Firstly, if a merger seemingly poses a threat to market competition, it should
be subject to scrutiny regardless of its asset or turnover threshold. To
determine whether a merger poses a competitive threat, the market share of the
merging entities should be considered in conjunction with their assets and
turnover, as outlined in the criteria for small target exemptions. A higher
market share of the merged entity could potentially lead to a dominant market
position that might be abused.
Secondly, a recommended amendment concerns Paragraph 2 of the 2017 MCA
notification. Paragraph 2 currently stipulates that the value of assets or
turnover should be derived from the annual report of the target enterprise for
the preceding financial year in which the transaction transpires, or from the
auditor's report if financial statements are unavailable.
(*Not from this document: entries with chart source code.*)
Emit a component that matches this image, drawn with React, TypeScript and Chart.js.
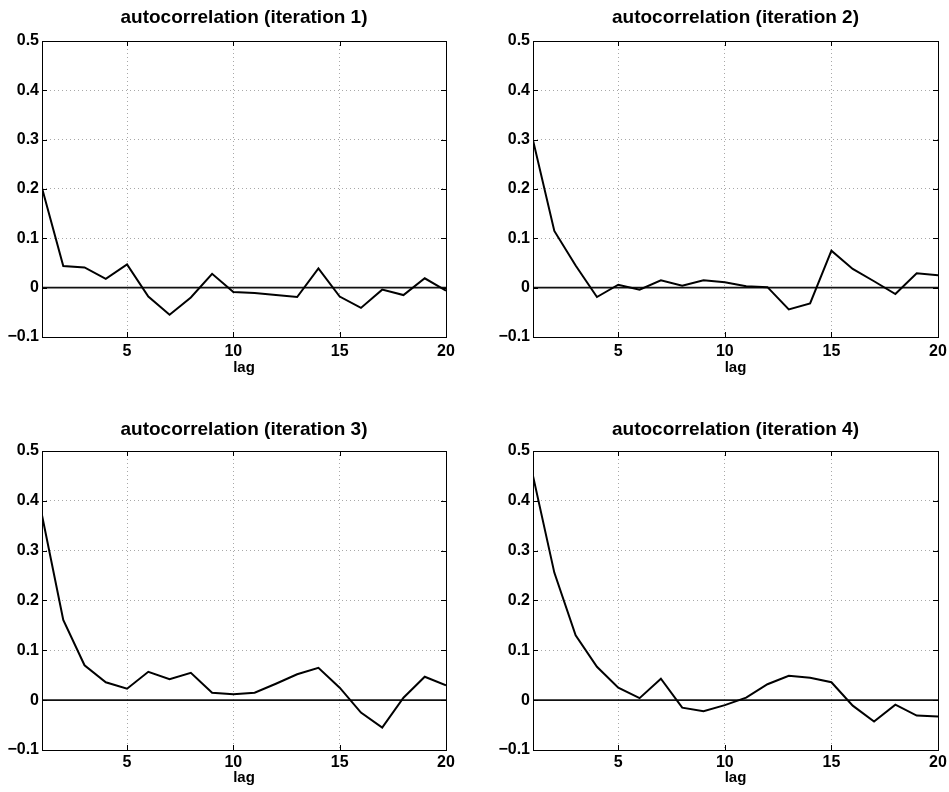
import React, { useEffect, useRef } from 'react';
import { Chart, registerables } from 'chart.js';

Chart.register(...registerables);

const lags = [1, 2, 3, 4, 5, 6, 7, 8, 9, 10, 11, 12, 13, 14, 15, 16, 17, 18, 19, 20];

const iteration1 = [0.202, 0.044, 0.041, 0.018, 0.047, -0.018, -0.055, -0.020, 0.028, -0.009, -0.011, -0.015, -0.019, 0.039, -0.018, -0.041, -0.004, -0.015, 0.019, -0.006];
const iteration2 = [0.299, 0.115, 0.045, -0.019, 0.006, -0.004, 0.015, 0.004, 0.015, 0.011, 0.003, 0.001, -0.044, -0.032, 0.075, 0.038, 0.013, -0.013, 0.029, 0.025];
const iteration3 = [0.371, 0.161, 0.070, 0.036, 0.023, 0.057, 0.042, 0.055, 0.015, 0.012, 0.015, 0.033, 0.052, 0.065, 0.025, -0.025, -0.055, 0.005, 0.047, 0.030];
const iteration4 = [0.450, 0.256, 0.130, 0.067, 0.025, 0.004, 0.043, -0.015, -0.022, -0.010, 0.005, 0.032, 0.049, 0.045, 0.036, -0.011, -0.043, -0.009, -0.031, -0.033];

const titles = [
  'autocorrelation (iteration 1)',
  'autocorrelation (iteration 2)',
  'autocorrelation (iteration 3)',
  'autocorrelation (iteration 4)',
];

const xTickValues = [5, 10, 15, 20];
const xTickLabels = ['5', '10', '15', '20'];
const yTickValues = [-0.1, 0, 0.1, 0.2, 0.3, 0.4, 0.5];
const yTickLabels = ['\u22120.1', '0', '0.1', '0.2', '0.3', '0.4', '0.5'];
const xAxisTitle = 'lag';
const zeroLevel = [0, 0];

const seriesList = [iteration1, iteration2, iteration3, iteration4];

// panel layout (plot-area boxes in page pixels)
const panels = [
  { pl: 42, pt: 41, pw: 404, ph: 296, titleGap: 23.5, tickGap: 15, lagGap: 31 },
  { pl: 533, pt: 41, pw: 405, ph: 296, titleGap: 23.5, tickGap: 15, lagGap: 31 },
  { pl: 42, pt: 451, pw: 404, ph: 299, titleGap: 21.5, tickGap: 13, lagGap: 28 },
  { pl: 533, pt: 451, pw: 405, ph: 299, titleGap: 21.5, tickGap: 13, lagGap: 28 },
];

const LEFT = 42;
const TOP = 41;
const RIGHT = 25;
const BOTTOM = 42;
const FONT = 'Liberation Sans, Arial, Helvetica, sans-serif';
const TITLE_SIZE = 19;
const TICK_SIZE = 16;
const LAG_SIZE = 15;

const boxPlugin = {
  id: 'matlabBox',
  afterDatasetsDraw(chart: any) {
    const { ctx, chartArea: a, scales } = chart;
    const len = 5;
    ctx.save();
    ctx.strokeStyle = '#000';
    ctx.lineWidth = 1;
    ctx.setLineDash([]);
    ctx.beginPath();
    for (const t of scales.x.ticks) {
      const px = Math.round(scales.x.getPixelForValue(t.value)) + 0.5;
      ctx.moveTo(px, a.bottom);
      ctx.lineTo(px, a.bottom - len);
      ctx.moveTo(px, a.top);
      ctx.lineTo(px, a.top + len);
    }
    for (const t of scales.y.ticks) {
      const py = Math.round(scales.y.getPixelForValue(t.value)) + 0.5;
      ctx.moveTo(a.left, py);
      ctx.lineTo(a.left + len, py);
      ctx.moveTo(a.right, py);
      ctx.lineTo(a.right - len, py);
    }
    ctx.stroke();
    ctx.strokeRect(Math.round(a.left) + 0.5, Math.round(a.top) + 0.5, Math.round(a.right - a.left), Math.round(a.bottom - a.top));
    ctx.restore();
  },
};

function Panel({ index }: { index: number }) {
  const ref = useRef<HTMLCanvasElement | null>(null);
  const p = panels[index];
  const width = p.pw + LEFT + RIGHT;
  const height = p.ph + TOP + BOTTOM;

  useEffect(() => {
    if (!ref.current) return;
    const values = seriesList[index];
    const titleLine = TITLE_SIZE * 1.2;
    const titlePadTop = TOP - p.titleGap - titleLine / 2;
    const chart = new Chart(ref.current, {
      type: 'line',
      data: {
        datasets: [
          {
            data: lags.map((x, i) => ({ x, y: values[i] })),
            borderColor: '#000',
            borderWidth: 2,
            pointRadius: 0,
            tension: 0,
            fill: false,
          },
          {
            data: [
              { x: lags[0], y: zeroLevel[0] },
              { x: lags[lags.length - 1], y: zeroLevel[1] },
            ],
            borderColor: '#111',
            borderWidth: 1.6,
            pointRadius: 0,
            tension: 0,
            fill: false,
          },
        ],
      },
      options: {
        animation: false,
        responsive: false,
        devicePixelRatio: 1,
        layout: { padding: { left: 0, top: 0, right: RIGHT, bottom: 0 } },
        plugins: {
          legend: { display: false },
          tooltip: { enabled: false },
          title: {
            display: true,
            text: titles[index],
            color: '#000',
            fullSize: false,
            font: { family: FONT, size: TITLE_SIZE, weight: 'bold' },
            padding: { top: titlePadTop, bottom: TOP - titleLine - titlePadTop },
          },
        },
        scales: {
          x: {
            type: 'linear',
            min: lags[0],
            max: lags[lags.length - 1],
            afterBuildTicks: (scale: any) => {
              scale.ticks = xTickValues.map((v) => ({ value: v }));
            },
            afterFit: (scale: any) => {
              scale.height = BOTTOM;
            },
            grid: { color: '#a8a8a8', lineWidth: 1, drawTicks: false },
            border: { display: false, dash: [1, 3] },
            ticks: {
              color: '#000',
              font: { family: FONT, size: TICK_SIZE, weight: 'bold' },
              padding: Math.max(0, p.tickGap - (TICK_SIZE * 1.2) / 2),
              maxRotation: 0,
              autoSkip: false,
              callback: (_v: any, i: number) => xTickLabels[i],
            },
            title: {
              display: true,
              text: xAxisTitle,
              color: '#000',
              font: { family: FONT, size: LAG_SIZE, weight: 'bold' },
              padding: { top: 0, bottom: Math.max(0, BOTTOM - (LAG_SIZE * 1.2) / 2 - p.lagGap) },
            },
          },
          y: {
            type: 'linear',
            min: yTickValues[0],
            max: yTickValues[yTickValues.length - 1],
            afterBuildTicks: (scale: any) => {
              scale.ticks = yTickValues.map((v) => ({ value: v }));
            },
            afterFit: (scale: any) => {
              scale.width = LEFT;
            },
            grid: { color: '#a8a8a8', lineWidth: 1, drawTicks: false },
            border: { display: false, dash: [1, 3] },
            ticks: {
              color: '#000',
              font: { family: FONT, size: TICK_SIZE, weight: 'bold' },
              padding: 3,
              autoSkip: false,
              callback: (_v: any, i: number) => yTickLabels[i],
            },
          },
        },
      },
      plugins: [boxPlugin],
    } as any);
    return () => chart.destroy();
  }, [index]);

  return (
    <canvas
      ref={ref}
      width={width}
      height={height}
      style={{ position: 'absolute', left: p.pl - LEFT, top: p.pt - TOP, width, height }}
    />
  );
}

export default function App() {
  return (
    <div style={{ position: 'absolute', left: 0, top: 0, width: 949, height: 792, background: '#fff', overflow: 'hidden' }}>
      {panels.map((_, i) => (
        <Panel key={i} index={i} />
      ))}
    </div>
  );
}
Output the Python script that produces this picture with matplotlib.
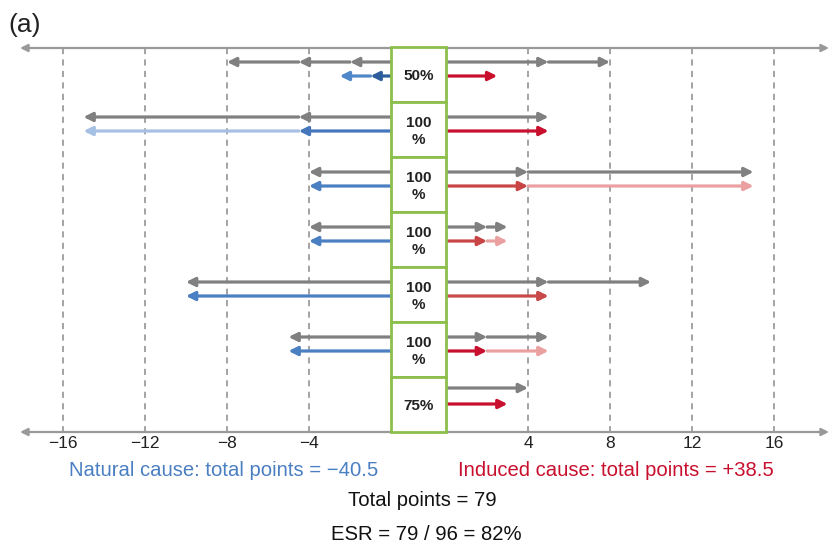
import matplotlib.pyplot as plt
from matplotlib.patches import Rectangle

# per-row weighting shown in the centre column
weights = ["50%", "100\n%", "100\n%", "100\n%", "100\n%", "100\n%", "75%"]

# maximum attainable points (grey), break points along each arrow
max_natural = [[-2, -4.5, -8], [-4.5, -15], [-4], [-4], [-10], [-5], []]
max_induced = [[5, 8], [5], [4, 15], [2, 3], [5, 10], [2, 5], [4]]

# scored points, break points along each arrow
natural = [[-1, -2.5], [-4.5, -15], [-4], [-4], [-10], [-5], []]
induced = [[2.5], [5], [4, 15], [2, 3], [5], [2, 5], [3]]

natural_colors = [["#2d5d9b", "#4f87c9"], ["#4677bd", "#a7c1e4"], ["#4a7fc2"],
                  ["#4a7fc2"], ["#4a7fc2"], ["#4a7fc2"], []]
induced_colors = [["#c8102e"], ["#c8102e"], ["#c94545", "#eaa0a0"],
                  ["#c94545", "#eaa0a0"], ["#c94848"], ["#c8102e", "#eaa0a0"],
                  ["#c8102e"]]

grid_ticks = [-16, -12, -8, -4, 4, 8, 12, 16]

natural_total = -40.5
induced_total = 38.5
total_points = 79
max_points = 96

GREY = "#808080"
AXIS_GREY = "#999999"
GREEN = "#8dbf4c"
SANS = ["Liberation Sans", "DejaVu Sans"]

# layout (pixels on an 830x545 canvas)
W, H = 830, 545
PX_PER_UNIT = 20.5
BOX_LEFT, BOX_RIGHT = 391, 446
TOP = 47
ROW_H = 55
CENTER_PX = (BOX_LEFT + BOX_RIGHT) / 2
HALF_GAP = (BOX_RIGHT - BOX_LEFT) / 2 / PX_PER_UNIT


def to_u(v):
    # the centre column splits the number line: negatives sit left of it,
    # positives right of it
    return v - HALF_GAP if v < 0 else v + HALF_GAP


def arrow(ax, x0, x1, y, color, lw=2.3, style="-|>", scale=13):
    ax.annotate("", xy=(x1, y), xytext=(x0, y),
                arrowprops=dict(arrowstyle=style, color=color, lw=lw,
                                mutation_scale=scale, shrinkA=0, shrinkB=0))


def chain(ax, stops, y, colors):
    start = 0.0
    for i, stop in enumerate(stops):
        x0 = to_u(start) if start != 0 else (-HALF_GAP if stop < 0 else HALF_GAP)
        arrow(ax, x0, to_u(stop), y, colors[i % len(colors)])
        start = stop


fig = plt.figure(figsize=(W / 100, H / 100), dpi=100)
ax = fig.add_axes([0, 0, 1, 1])
ax.set_xlim(-CENTER_PX / PX_PER_UNIT, (W - CENTER_PX) / PX_PER_UNIT)
ax.set_ylim(H, 0)
ax.axis("off")

n_rows = len(weights)
bottom = TOP + n_rows * ROW_H

# dashed reference lines
for t in grid_ticks:
    ax.plot([to_u(t), to_u(t)], [TOP + 1, bottom], color="#8a8a8a", lw=1.1,
            linestyle=(0, (4, 3.5)), zorder=1)

# number lines at top and bottom
left_tip = (20 - CENTER_PX) / PX_PER_UNIT
right_tip = (829 - CENTER_PX) / PX_PER_UNIT
for y in (TOP + 1, bottom):
    arrow(ax, left_tip, right_tip, y, AXIS_GREY, lw=1.6, style="<|-|>", scale=11)

for t in grid_ticks:
    label = f"\u2212{abs(t)}" if t < 0 else f"{t}"
    ax.text(to_u(t), bottom + 11, label, ha="center", va="center",
            fontsize=12.5, family=SANS, color="#222222")

for i in range(n_rows):
    top = TOP + i * ROW_H
    last = i == n_rows - 1
    y_grey = top + (11 if last else 15)
    y_col = top + (27 if last else 29)
    if max_natural[i]:
        chain(ax, max_natural[i], y_grey, [GREY])
    if max_induced[i]:
        chain(ax, max_induced[i], y_grey, [GREY])
    if natural[i]:
        chain(ax, natural[i], y_col, natural_colors[i])
    if induced[i]:
        chain(ax, induced[i], y_col, induced_colors[i])

    ax.add_patch(Rectangle((-HALF_GAP, top), 2 * HALF_GAP, ROW_H,
                           facecolor="white", edgecolor=GREEN, lw=2.0, zorder=5))
    ax.text(0, top + ROW_H / 2 + 2, weights[i], ha="center", va="center",
            fontsize=11, fontweight="bold", family=SANS,
            linespacing=1.3, zorder=6, color="#222222")

fig.text(8 / W, 1 - 25 / H, "(a)", fontsize=19, ha="left", va="center",
         family=SANS, color="#222222")

fig.text(224 / W, 1 - 471 / H, f"Natural cause: total points = \u2212{abs(natural_total):g}",
         ha="center", va="center", fontsize=14.6, family=SANS, color="#4a7fc2")
fig.text(616 / W, 1 - 471 / H, f"Induced cause: total points = +{induced_total:g}",
         ha="center", va="center", fontsize=14.6, family=SANS, color="#c8102e")
fig.text(422 / W, 1 - 501 / H, f"Total points = {total_points}",
         ha="center", va="center", fontsize=14.6, family=SANS, color="#111111")
fig.text(426 / W, 1 - 535 / H,
         f"ESR = {total_points} / {max_points} = {round(100 * total_points / max_points)}%",
         ha="center", va="center", fontsize=14.6, family=SANS, color="#111111")

fig.savefig("out.png", dpi=100)
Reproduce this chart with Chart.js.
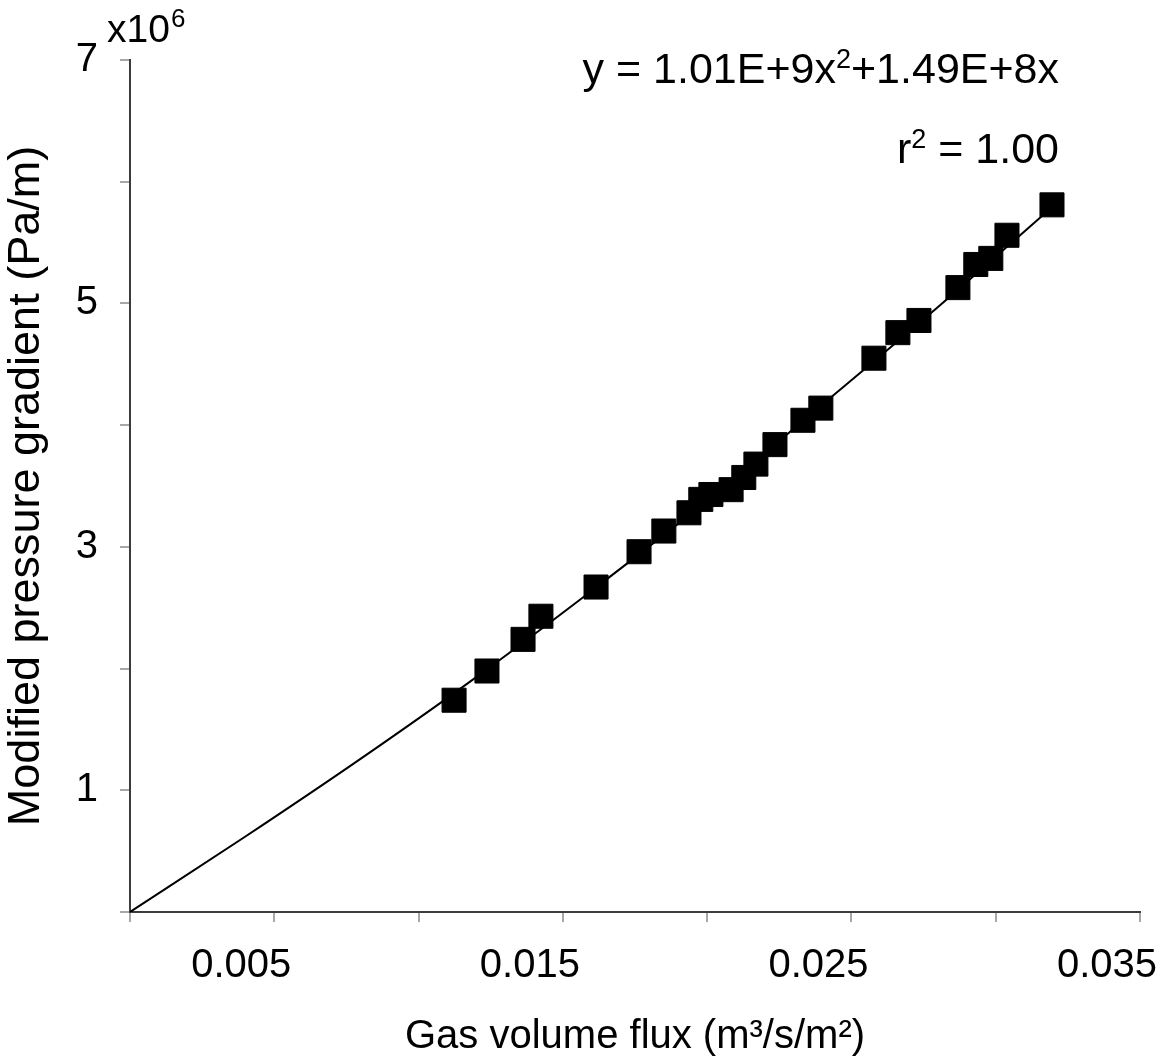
<!DOCTYPE html>
<html>
<head>
<meta charset="utf-8">
<script src="https://cdn.jsdelivr.net/npm/chart.js@4.4.1/dist/chart.umd.min.js"></script>
<style>
  html, body { margin: 0; padding: 0; background: #fff; }
  canvas { display: block; }
</style>
</head>
<body>
<canvas id="chart" width="1168" height="1063"></canvas>
<script>
// measured points (gas volume flux, modified pressure gradient)
const fluxX = [0.01123, 0.01237, 0.01362, 0.01424, 0.01615, 0.01764, 0.01850, 0.01937,
  0.01978, 0.02013, 0.02083, 0.02127, 0.02169, 0.02235, 0.02332, 0.02394,
  0.02578, 0.02661, 0.02734, 0.02869, 0.02931, 0.02983, 0.03039, 0.03195];
const gradY = [1.74e6, 1.98e6, 2.24e6, 2.43e6, 2.67e6, 2.96e6, 3.13e6, 3.28e6,
  3.39e6, 3.43e6, 3.47e6, 3.57e6, 3.68e6, 3.84e6, 4.04e6, 4.14e6,
  4.55e6, 4.76e6, 4.86e6, 5.13e6, 5.32e6, 5.37e6, 5.56e6, 5.81e6];

// trend line
const fitX = [0, 0.004, 0.008, 0.012, 0.016, 0.020, 0.024, 0.028, 0.032];
const fitY = [0, 0.62e6, 1.26e6, 1.93e6, 2.64e6, 3.38e6, 4.17e6, 4.97e6, 5.80e6];

const xTickLabels = ["0.005", "0.015", "0.025", "0.035"];
const yTickLabels = ["1", "3", "5", "7"];

const FONT = "'Liberation Sans', Arial, sans-serif";

function pts(xs, ys) {
  return xs.map((x, i) => ({ x: x, y: ys[i] }));
}

// equation text and x10^6 multiplier
const annotations = {
  id: "annotations",
  afterDraw(chart) {
    const ctx = chart.ctx;
    ctx.save();
    ctx.fillStyle = "#000";
    ctx.textBaseline = "alphabetic";
    ctx.textAlign = "left";

    function drawParts(parts, right, base) {
      let total = 0;
      parts.forEach(p => { ctx.font = p.size + "px " + FONT; total += ctx.measureText(p.t).width; });
      let x = right - total;
      parts.forEach(p => {
        ctx.font = p.size + "px " + FONT;
        ctx.fillText(p.t, x, base - (p.up || 0));
        x += ctx.measureText(p.t).width;
      });
    }

    drawParts([
      { t: "y = 1.01E+9x", size: 43 },
      { t: "2", size: 27, up: 15 },
      { t: "+1.49E+8x", size: 43 }
    ], 1059, 83);

    drawParts([
      { t: "r", size: 43 },
      { t: "2", size: 27, up: 15 },
      { t: " = 1.00", size: 43 }
    ], 1059, 163);

    ctx.font = "39px " + FONT;
    ctx.fillText("x10", 107, 42);
    const w = ctx.measureText("x10").width;
    ctx.font = "26px " + FONT;
    ctx.fillText("6", 107 + w + 1, 27);
    ctx.restore();
  }
};

new Chart(document.getElementById("chart"), {
  type: "scatter",
  data: {
    datasets: [
      {
        label: "fit",
        type: "line",
        data: pts(fitX, fitY),
        borderColor: "#000",
        borderWidth: 2,
        pointRadius: 0,
        cubicInterpolationMode: "monotone",
        fill: false,
        order: 2
      },
      {
        label: "data",
        data: pts(fluxX, gradY),
        pointStyle: "rect",
        pointRadius: 17,
        pointBorderWidth: 1,
        backgroundColor: "#000",
        borderColor: "#000",
        order: 1
      }
    ]
  },
  options: {
    responsive: false,
    devicePixelRatio: 1,
    animation: false,
    layout: { padding: { top: 60, right: 28, left: 0, bottom: 0 } },
    plugins: { legend: { display: false }, tooltip: { enabled: false } },
    scales: {
      x: {
        type: "linear",
        min: 0,
        max: 0.035,
        afterFit(s) { s.height = 151; s.paddingLeft = 0; s.paddingRight = 0; },
        ticks: {
          stepSize: 0.005,
          autoSkip: false,
          maxRotation: 0,
          padding: 20,
          labelOffset: -33,
          color: "#000",
          font: { family: FONT, size: 40 },
          callback(v) {
            const l = xTickLabels.find(t => Math.abs(Number(t) - v) < 1e-6);
            return l || "";
          }
        },
        grid: { drawOnChartArea: false, drawTicks: true, tickLength: 10, color: "#a8a8a8", lineWidth: 2 },
        border: { display: true, color: "#3c3c3c", width: 2 },
        title: {
          display: true,
          text: "Gas volume flux (m³/s/m²)",
          color: "#000",
          font: { family: FONT, size: 40 },
          padding: { top: 0, bottom: 2 }
        }
      },
      y: {
        type: "linear",
        min: 0,
        max: 7e6,
        afterFit(s) { s.width = 130; s.paddingTop = 0; s.paddingBottom = 0; },
        ticks: {
          stepSize: 1e6,
          autoSkip: false,
          padding: 22,
          color: "#000",
          font: { family: FONT, size: 40 },
          callback(v) {
            const l = yTickLabels.find(t => Math.abs(Number(t) * 1e6 - v) < 1);
            return l || "";
          }
        },
        grid: { drawOnChartArea: false, drawTicks: true, tickLength: 10, color: "#a8a8a8", lineWidth: 2 },
        border: { display: true, color: "#3c3c3c", width: 2 },
        title: {
          display: true,
          text: "Modified pressure gradient (Pa/m)",
          color: "#000",
          font: { family: FONT, size: 45 },
          padding: { top: 0, bottom: 0 }
        }
      }
    }
  },
  plugins: [annotations]
});
</script>
</body>
</html>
In the current scenario, the ongoing deal evades scrutiny by the CCI due to the
combined turnover of both PVR and INOX being under INR 1,000 crore. However, the
combined assets of PVR and INOX surpass the asset-based threshold of INR 350
crore. Consequently, the current deal should not be exempted from CCI scrutiny
based solely on its low turnover. Instead, it's advisable to compute the value
of assets or turnover by considering an average of these values over the
preceding three financial years, rather than just the previous year.
In Closing
In summary, the CCI could be endowed with supplementary authority to assess
prima facie anticompetitive non-notifiable mergers falling under the Small
Target Exemptions in exceptional circumstances. This authority could be
conferred by accounting for the market share of merging entities or by
considering the value of assets or turnover over the preceding three financial
years. This approach would ensure that mergers with the potential to hinder
market competition, similar to the current case, do not escape scrutiny.